Kedatangan dan bermukimnya para pedagang dari berbagai bangsa berpengaruh kepada pola hubungan sosial masyarakat Banten. Mereka membentuk pola permukiman sendiri yang dihuni oleh etnis yang sama. Misalnya, Kampung Cina, Kampung Keling (yang khusus dihuni orang orang India), Kampung Pecinan, Kampung Banda, dan Kampung Melayu.
Walaupun pola permukiman pedagang tersebut tampak eksklusif, hubungan antar etnis di kampung-kampung tersebut berlangsung baik.

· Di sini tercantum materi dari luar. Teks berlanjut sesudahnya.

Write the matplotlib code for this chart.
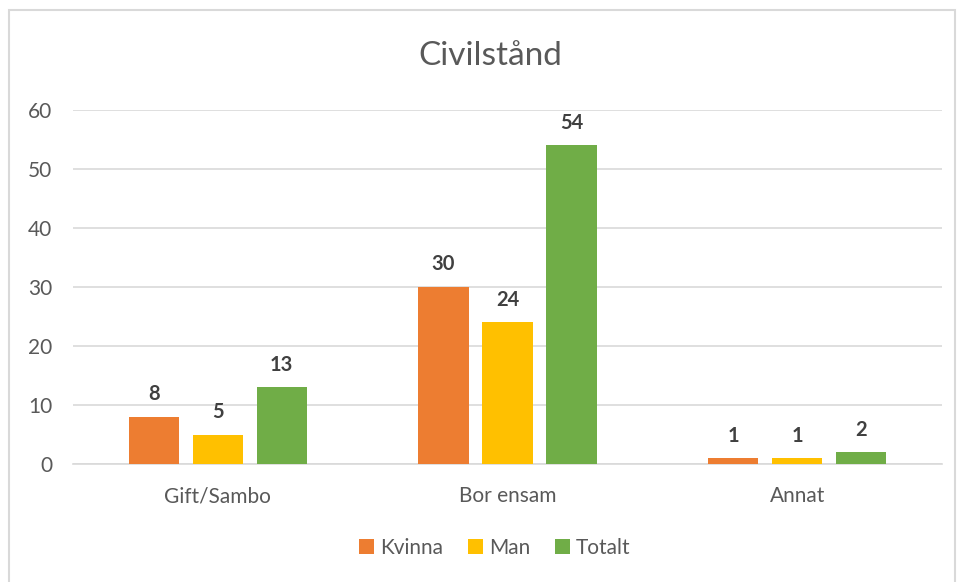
import numpy as np
import matplotlib.pyplot as plt
from matplotlib.patches import Rectangle

plt.rcParams['font.family'] = ['Lato', 'DejaVu Sans']

# Data
categories = ['Gift/Sambo', 'Bor ensam', 'Annat']
series_names = ['Kvinna', 'Man', 'Totalt']
kvinna = [8, 30, 1]
man = [5, 24, 1]
totalt = [13, 54, 2]
colors = ['#ED7D31', '#FFC000', '#70AD47']

fig = plt.figure(figsize=(9.6, 5.82), dpi=100)
ax = fig.add_axes([73 / 960, 1 - 464 / 582, 869 / 960, 354 / 582])

# chart border like Excel
fig.patches.append(Rectangle((9 / 960, -0.01), 946 / 960, 1 - 10 / 582 + 0.01,
                             transform=fig.transFigure, fill=False,
                             edgecolor='#D9D9D9', linewidth=1.5))

x = np.arange(len(categories))
width = 0.173
step = 0.221
for i, (vals, name, col) in enumerate(zip([kvinna, man, totalt], series_names, colors)):
    bars = ax.bar(x + (i - 1) * step, vals, width, color=col, label=name, zorder=3)
    for b, v in zip(bars, vals):
        ax.annotate(str(v), (b.get_x() + b.get_width() / 2, v),
                    xytext=(0, 9), textcoords='offset points',
                    ha='center', va='bottom', fontsize=14.5, fontweight='bold',
                    color='#404040')

ax.set_xlim(-0.5, 2.5)
ax.set_ylim(0, 60)
ax.set_yticks(range(0, 61, 10))
ax.set_xticks(x)
ax.set_xticklabels(categories)
ax.tick_params(axis='both', length=0, labelsize=15, labelcolor='#595959')
ax.tick_params(axis='x', pad=16)
ax.tick_params(axis='y', pad=15)
ax.grid(axis='y', color='#D9D9D9', linewidth=1.2, zorder=0)
for s in ['top', 'right', 'left']:
    ax.spines[s].set_visible(False)
ax.spines['bottom'].set_color('#D9D9D9')
ax.spines['bottom'].set_linewidth(1.2)

fig.text(490 / 960, 1 - 56 / 582, 'Civilstånd', ha='center', va='center',
         fontsize=24, color='#595959')

fig.legend(loc='center', bbox_to_anchor=(495 / 960, 1 - 548 / 582), ncol=3,
           frameon=False, fontsize=15, labelcolor='#595959',
           handlelength=0.7, handleheight=0.7, handletextpad=0.3, columnspacing=1.2)

fig.savefig('out.png', dpi=100)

Dalam sejarah Banten tidak tercatat adanya konflik antar pedagang berdasarkan sentimen kesukuan. Hal ini mungkin dipengaruhi oleh sifat pedagang yang egaliter, toleran, dan terbuka pada perbedaan pandangan budaya golongan lain, hidup berdampingan dan saling belajar satu sama lain serta menghargai kekhasan budaya lainnya.
Selain kebudayaan Jawa, kebudayaan Islam juga cukup berpengaruh dalam membentuk kebudayaan Banten. Sikap sultan-sultan Banten yang cukup tegas dalam menentang pengaruh Hindu Pajajaran berpengaruh positif terhadap pembentukan corak kebudayaan Islam pada masyarakat Banten. Hal ini berbeda dengan kebudayaan Islam di Jawa, terutama pada masa Mataram, ketika sultan-sultan Jawa hanya menentang penguasa Hindu dan bukan kebudayaannya. Bahkan, pemerintahannya banyak mengadopsi kebudayaan Hindu, Namun, dalam karya budaya yang bersifat fisik orang-orang Banten “tidak bisa menghindar” dari pengaruh Hindu Jawa seperti tampak pada bangunan masjid dan Keraton Banten.